- Infielder/Outfielder
- Born: December 6, 1852 St. Louis, Missouri, U.S.
- Died: February 9, 1936 (aged 83) St. Louis, Missouri, U.S.
- Batted: RightThrew: Right

MLB debut
- May 6, 1875, for the St. Louis Red Stockings

Last MLB appearance
- May 6, 1886, for the St. Louis Browns

MLB statistics
- Batting average: .233
- Home runs: 0
- Runs scored: 19
- Stats at Baseball Reference

Teams
- St. Louis Red Stockings (1875); Toledo Blue Stockings (1884); St. Louis Maroons (1885); St.

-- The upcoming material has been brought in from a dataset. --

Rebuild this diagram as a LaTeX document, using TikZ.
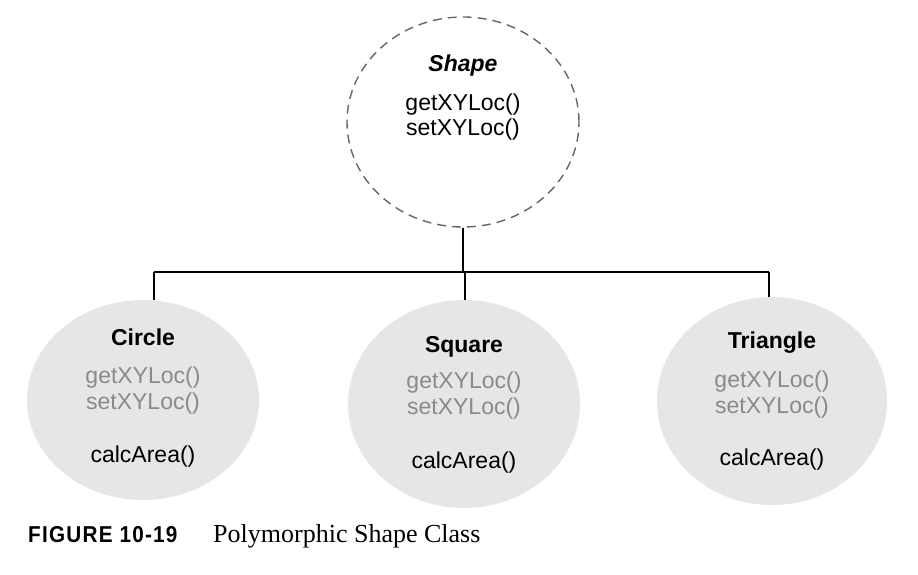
\documentclass[tikz,border=0pt]{standalone}
\usepackage{fontspec}
\setmainfont{Liberation Sans}
\newfontfamily\capserif{Liberation Serif}
\newfontfamily\capsans[LetterSpace=6]{Liberation Sans}
\usetikzlibrary{shapes.geometric}
\definecolor{ellfill}{HTML}{E6E6E6}
\definecolor{graytxt}{HTML}{8A8A8A}
\definecolor{dashgray}{HTML}{666666}
\tikzset{
  ell/.style={ellipse, fill=ellfill, draw=none, inner sep=0pt},
  dashell/.style={ellipse, draw=dashgray, line width=1.4pt, dash pattern=on 9pt off 6pt, fill=white, inner sep=0pt},
  txt/.style={anchor=base, inner sep=0pt, font=\fontsize{23}{27}\selectfont},
  ttl/.style={txt, font=\fontsize{23}{27}\selectfont\bfseries},
  gtxt/.style={txt, text=graytxt},
  conn/.style={line width=1.7pt, black}
}
\begin{document}
\begin{tikzpicture}[x=1pt,y=-1pt]
\useasboundingbox (0,0) rectangle (918,574);
% connectors
\coordinate (hub) at (463,272);
\coordinate (jl) at (154,272);
\coordinate (jr) at (769,272);
\coordinate (jm) at (465,272);
% shapes
\node[dashell, minimum width=232pt, minimum height=210pt] (shape) at (463,122) {};
\node[ell, minimum width=232pt, minimum height=200pt] (circle) at (143,400) {};
\node[ell, minimum width=232pt, minimum height=208pt] (square) at (464,404) {};
\node[ell, minimum width=230pt, minimum height=208pt] (triangle) at (772,401) {};
\draw[conn] (shape.south) -- (hub);
\draw[conn] (jl) -- (jr);
\draw[conn] (jl) -- (jl |- circle.north);
\draw[conn] (jm) -- (jm |- square.north);
\draw[conn] (jr) -- (jr |- triangle.north);
% shape text
\node[txt, font=\fontsize{23}{27}\selectfont\bfseries\itshape] (shapeT) at (463,71) {Shape};
\node[txt] (shapeG) at (463,110) {getXYLoc()};
\node[txt] (shapeS) at (463,135) {setXYLoc()};
% circle text
\node[ttl] (circleT) at (143,345) {Circle};
\node[gtxt] (circleG) at (143,383) {getXYLoc()};
\node[gtxt] (circleS) at (143,409) {setXYLoc()};
\node[txt] (circleA) at (143,462) {calcArea()};
% square text
\node[ttl] (squareT) at (464,352) {Square};
\node[gtxt] (squareG) at (464,388) {getXYLoc()};
\node[gtxt] (squareS) at (464,414) {setXYLoc()};
\node[txt] (squareA) at (464,468) {calcArea()};
% triangle text
\node[ttl] (triangleT) at (772,348) {Triangle};
\node[gtxt] (triangleG) at (772,387) {getXYLoc()};
\node[gtxt] (triangleS) at (772,413) {setXYLoc()};
\node[txt] (triangleA) at (772,465) {calcArea()};
% caption
\node[anchor=base west, inner sep=0pt, font=\capsans\fontsize{23}{27}\selectfont\bfseries] (figno) at (28,542) {\scalebox{0.9}[1]{FIGURE 10-19}};
\node[anchor=base west, inner sep=0pt, font=\capserif\fontsize{26}{30}\selectfont] (figcap) at (213,542) {Polymorphic Shape Class};
\end{tikzpicture}
\end{document}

Louis Browns (1886);

= Trick McSorley =

American baseball player (1852–1936)

John Bernard "Trick" McSorley (December 6, 1852 – February 9, 1936) was an American professional baseball player. He played all or part of four seasons in Major League Baseball for the St. Louis Red Stockings of the National Association, the St. Louis Maroons of the National League and the Toledo Blue Stockings and St. Louis Browns of the American Association between 1875 and 1886. He played six different positions, including pitcher, but mostly played at first base, third base and left field.

He was apparently removed from the Red Stockings team because of "crooked play", but returned several years later for Toledo.

He died in his home town of St. Louis, Missouri in 1936 of a cerebral hemorrhage.